Trying to Date after 8 years
I know haha, its Valentines Day in the USA and yes its not lost on me at all how funny the timing is. In the last few months I started to try dating again but I feel like the obstacles around it are a lot bigger then we realize. For one, online dating does NOT work. Its all paywalls, spam, scams, and people who really don't seem to be there to date at all. The in-person routes are complex but are much more agreeable. You have friends but they may know someone, but it seems my friends really don't know that many single people who are emotionally available to date. I do not blame them as their own lives like mine are so freaking busy, its hard to find time to know what's even going on. Then you just have people who really don't even know what they want. So you go on a date, talk, then that's it. I've been trying to understand what the real barrier people are up against and of course its ourselves. We are so cut off, emotionally stunted from the last few years, and unable to just DO something. So many risks.
Yes, there are risks. Every time I walk out my door to go to work maybe I won't come home that day because something happened. The last two years, I had to make extreme changes to my life because I don't want to be what we all became 5 years after the world hit us like a ton of bricks. Too stuck and unwilling to change. Because we all became so deeply afraid of the world. I do not mean to be overdramatic, but I truly believe 2020 changes us more then we believed it did.
That may be my problem because I'm deeply uninterested in remaining the same for too long and people want a stable unchanging person.

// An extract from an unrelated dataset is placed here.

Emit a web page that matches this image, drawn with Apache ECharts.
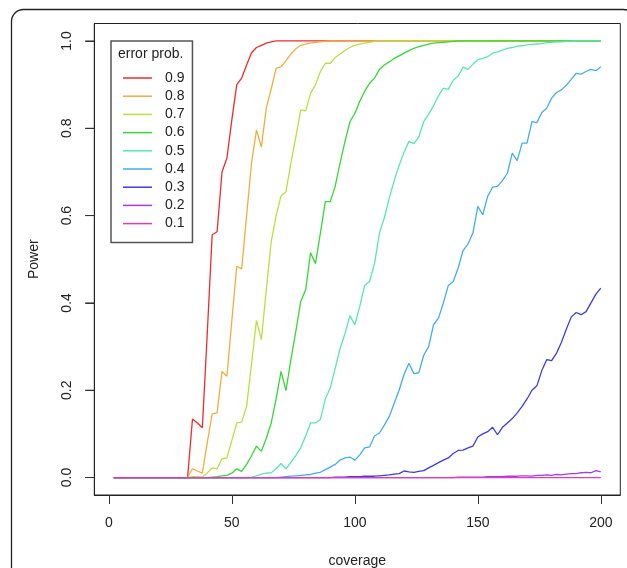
<!DOCTYPE html>
<html>
<head>
<meta charset="utf-8">
<script src="https://cdn.jsdelivr.net/npm/echarts@6/dist/echarts.min.js"></script>
<style>
html,body{margin:0;padding:0;background:#fff;}
#c{width:627px;height:568px;}
</style>
</head>
<body>
<div id="c"></div>
<script>
var coverage = [2,4,6,8,10,12,14,16,18,20,22,24,26,28,30,32,34,36,38,40,42,44,46,48,50,52,54,56,58,60,62,64,66,68,70,72,74,76,78,80,82,84,86,88,90,92,94,96,98,100,102,104,106,108,110,112,114,116,118,120,122,124,126,128,130,132,134,136,138,140,142,144,146,148,150,152,154,156,158,160,162,164,166,168,170,172,174,176,178,180,182,184,186,188,190,192,194,196,198,200];

var seriesNames = ['0.9','0.8','0.7','0.6','0.5','0.4','0.3','0.2','0.1'];
var seriesColors = ['#ee2b2b','#f3ad3c','#b4e33c','#35d935','#58e6b4','#42aef0','#3c3ce6','#a43cec','#e33cb6'];

var p09 = [0,0,0,0,0,0,0,0,0,0,0,0,0,0,0,0,
  0.134,0.125,0.114,0.33,0.556,0.563,0.70,0.732,0.82,0.90,0.915,0.945,0.973,0.985,0.99,0.995,0.998,
  1,1,1,1,1,1,1,1,1,1,1,1,1,1,1,1,1,1,1,1,1,1,1,1,1,1,1,1,1,1,1,1,1,1,1,1,1,1,1,1,1,1,1,1,1,1,1,1,1,1,1,1,1,1,1,1,1,1,1,1,1,1,1,1,1,1,1];

var p08 = [0,0,0,0,0,0,0,0,0,0,0,0,0,0,0,0,
  0.02,0.015,0.01,0.08,0.146,0.148,0.243,0.232,0.36,0.484,0.478,0.60,0.72,0.796,0.757,0.846,0.89,0.937,0.941,0.955,0.97,0.982,0.99,0.993,0.995,0.997,0.998,0.999,
  1,1,1,1,1,1,1,1,1,1,1,1,1,1,1,1,1,1,1,1,1,1,1,1,1,1,1,1,1,1,1,1,1,1,1,1,1,1,1,1,1,1,1,1,1,1,1,1,1,1,1,1,1,1,1,1];

var p07 = [0,0,0,0,0,0,0,0,0,0,0,0,0,0,0,0,
  0.002,0.002,0.001,0.01,0.022,0.02,0.043,0.045,0.085,0.125,0.127,0.163,0.26,0.36,0.316,0.43,0.54,0.60,0.645,0.655,0.72,0.78,0.842,0.84,0.88,0.90,0.93,0.949,0.949,0.962,0.97,0.978,0.985,0.99,0.993,0.995,0.997,0.999,
  1,1,1,1,1,1,1,1,1,1,1,1,1,1,1,1,1,1,1,1,1,1,1,1,1,1,1,1,1,1,1,1,1,1,1,1,1,1,1,1,1,1,1,1,1,1];

var p06 = [0,0,0,0,0,0,0,0,0,0,0,0,0,0,0,0,0,0,0,0,
  0.001,0.002,0.004,0.005,0.01,0.02,0.014,0.03,0.05,0.072,0.06,0.09,0.125,0.18,0.243,0.199,0.27,0.335,0.403,0.43,0.515,0.49,0.56,0.632,0.632,0.667,0.72,0.77,0.815,0.834,0.862,0.885,0.903,0.915,0.935,0.945,0.952,0.96,0.966,0.972,0.978,0.983,0.987,0.99,0.993,0.995,0.996,0.997,0.998,0.999,
  1,1,1,1,1,1,1,1,1,1,1,1,1,1,1,1,1,1,1,1,1,1,1,1,1,1,1,1,1,1];

var p05 = [0,0,0,0,0,0,0,0,0,0,0,0,0,0,0,0,0,0,0,0,0,0,0,0,0,0,0,0,
  0.001,0.004,0.008,0.01,0.011,0.02,0.032,0.02,0.035,0.05,0.068,0.095,0.125,0.125,0.133,0.18,0.205,0.25,0.295,0.33,0.371,0.35,0.392,0.44,0.449,0.49,0.56,0.595,0.64,0.68,0.715,0.745,0.77,0.765,0.78,0.815,0.832,0.852,0.874,0.892,0.889,0.91,0.92,0.94,0.935,0.947,0.957,0.96,0.964,0.972,0.975,0.979,0.983,0.985,0.988,0.989,0.991,0.992,0.993,0.994,0.996,0.997,0.998,0.998,0.999,0.999,
  1,1,1,1,1,1];

var p04 = [0,0,0,0,0,0,0,0,0,0,0,0,0,0,0,0,0,0,0,0,0,0,0,0,0,0,0,0,0,0,0,0,0,0,
  0.001,0.002,0.003,0.004,0.005,0.006,0.007,0.01,0.012,0.018,0.024,0.03,0.04,0.045,0.047,0.04,0.052,0.068,0.07,0.095,0.102,0.12,0.14,0.17,0.2,0.236,0.262,0.238,0.24,0.28,0.30,0.35,0.365,0.40,0.44,0.449,0.48,0.52,0.535,0.56,0.621,0.602,0.644,0.665,0.667,0.68,0.697,0.743,0.726,0.766,0.766,0.815,0.813,0.836,0.846,0.869,0.882,0.888,0.899,0.912,0.926,0.924,0.93,0.935,0.932,0.941];

var p03 = [0,0,0,0,0,0,0,0,0,0,0,0,0,0,0,0,0,0,0,0,0,0,0,0,0,0,0,0,0,0,0,0,0,0,0,0,0,0,0,0,0,0,0,0,0,
  0.001,0.001,0.001,0.002,0.002,0.002,0.003,0.003,0.003,0.004,0.005,0.006,0.008,0.009,0.015,0.013,0.012,0.014,0.016,0.022,0.028,0.034,0.04,0.045,0.055,0.062,0.063,0.068,0.072,0.093,0.1,0.105,0.115,0.098,0.115,0.125,0.135,0.148,0.163,0.18,0.2,0.21,0.245,0.27,0.268,0.285,0.31,0.34,0.368,0.378,0.373,0.38,0.40,0.42,0.434];

var p02 = [0,0,0,0,0,0,0,0,0,0,0,0,0,0,0,0,0,0,0,0,0,0,0,0,0,0,0,0,0,0,0,0,0,0,0,0,0,0,0,0,0,0,0,0,0,0,0,0,0,0,0,0,0,0,0,0,0,0,0,0,0,0,0,0,0,0,0,0,0,0,
  0.001,0.001,0.001,0.001,0.001,0.001,0.002,0.002,0.002,0.002,0.003,0.003,0.003,0.004,0.004,0.003,0.005,0.005,0.006,0.005,0.007,0.006,0.008,0.009,0.009,0.011,0.012,0.011,0.016,0.013];

var p01 = [0,0,0,0,0,0,0,0,0,0,0,0,0,0,0,0,0,0,0,0,0,0,0,0,0,0,0,0,0,0,0,0,0,0,0,0,0,0,0,0,0,0,0,0,0,0,0,0,0,0,
  0,0,0,0,0,0,0,0,0,0,0,0,0,0,0,0,0,0,0,0,0,0,0,0,0,0,0,0,0,0,0,0,0,0,0,0,0,0,0,0,0,0,0,0,0,0,0,0,0,0];

var xTicks = [0,50,100,150,200];
var yTicks = [0,0.2,0.4,0.6,0.8,1.0];

var allSeries = [p09,p08,p07,p06,p05,p04,p03,p02,p01];
var FONT = 'Liberation Sans, Arial, Helvetica, sans-serif';
var X_MIN = -5.92, X_MAX = 207.92;

var chart = echarts.init(document.getElementById('c'), null, {renderer:'canvas'});
var series = allSeries.map(function(vals, k){
  return {
    name: seriesNames[k],
    type: 'line',
    data: coverage.map(function(x,i){ return [x, vals[i]]; }),
    symbol: 'none',
    showSymbol: false,
    lineStyle: {width: 1.3, color: seriesColors[k]},
    itemStyle: {color: seriesColors[k]},
    emphasis: {disabled: true},
    silent: true
  };
});

chart.setOption({
  animation: false,
  backgroundColor: '#fff',
  grid: {left: 94.3, top: 23.5, width: 526, height: 471.5, show: true, borderColor: '#222', borderWidth: 1, backgroundColor: 'transparent', containLabel: false, outerBoundsMode: 'none'},
  xAxis: {
    type: 'value', min: X_MIN, max: X_MAX,
    axisLine: {show: true, onZero: false, lineStyle: {color: '#222', width: 1}},
    axisTick: {show: true, inside: false, length: 9, customValues: xTicks, lineStyle: {color: '#333', width: 1}},
    axisLabel: {customValues: xTicks, margin: 20.7, fontSize: 14, color: '#222', fontFamily: FONT},
    splitLine: {show: false},
    name: 'coverage', nameLocation: 'middle', nameGap: 59,
    nameTextStyle: {fontSize: 14, color: '#222', fontFamily: FONT}
  },
  yAxis: {
    type: 'value', min: -0.04, max: 1.04,
    axisLine: {show: true, onZero: false, lineStyle: {color: '#222', width: 1}},
    axisTick: {show: true, inside: false, length: 9, customValues: yTicks, lineStyle: {color: '#333', width: 1}},
    axisLabel: {customValues: yTicks, rotate: 90, margin: 20, fontSize: 14, color: '#222', fontFamily: FONT,
      formatter: function(v){ return v.toFixed(1); }},
    splitLine: {show: false},
    name: 'Power', nameLocation: 'middle', nameGap: 53, nameRotate: 90,
    nameTextStyle: {fontSize: 14, color: '#222', fontFamily: FONT}
  },
  legend: {
    orient: 'vertical', left: 111, top: 41,
    padding: [30, 8, 12, 12],
    icon: 'rect',
    itemWidth: 29, itemHeight: 1.5, itemGap: 4.2,
    borderColor: '#555', borderWidth: 1.5,
    backgroundColor: '#fff',
    selectedMode: false,
    data: seriesNames,
    textStyle: {fontSize: 14, lineHeight: 14, color: '#222', fontFamily: FONT, padding: [0,0,0,8]}
  },
  graphic: [
    {type: 'rect', id: 'frame', left: 9, top: 7, z: 100, silent: true,
      shape: {x: 0, y: 0, width: 624, height: 600, r: 12},
      style: {fill: 'none', stroke: '#222', lineWidth: 1.3}},
    {type: 'text', id: 'ltitle', left: 118, top: 47, z: 100, silent: true,
      style: {text: 'error prob.', fontSize: 14, fill: '#222', fontFamily: FONT}}
  ],
  series: series
});

// y-axis tick marks positioned through the axis scale
var axisX = chart.convertToPixel({xAxisIndex: 0}, X_MIN);
var tickEls = yTicks.map(function(v, i){
  var py = chart.convertToPixel({yAxisIndex: 0}, v);
  return {type: 'line', id: 'ytick' + i, z: 50, silent: true,
    shape: {x1: axisX - 9, y1: py, x2: axisX, y2: py},
    style: {stroke: '#333', lineWidth: 1}};
});
chart.setOption({graphic: tickEls});
</script>
</body>
</html>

I can't do that. I have to keep pushing myself. I hope I don't sound like a stupid podcast (you know the ones I'm talking about). I mean challenging myself emotionally and mentally. Finally coming to terms and finding ways to not only be a better person but also a better friend, family-member, sibling, etc. I'm doing things I never thought in a million years I would do.
The problem is how to make that all come across in a date or speed dating event. I'll keep trying but honestly being single is pretty rewarding. I'm glad today people understand that being in a romantic relationship is not the only important thing. It's something that can be wonderful, but we can also value friends and family just as much.
I'm rambling but telling people this stuff is hard because a lot of people still see me having a hard time wanting a romantic relationship as strange. Yes, I've been called that. Or a red flag for feeling disembodied for finding romance itself bizarre and alien. It took me 8 years to finally be interested enough to try. I'll see how it goes but I may never want to find a romantic partner. It's just too strange.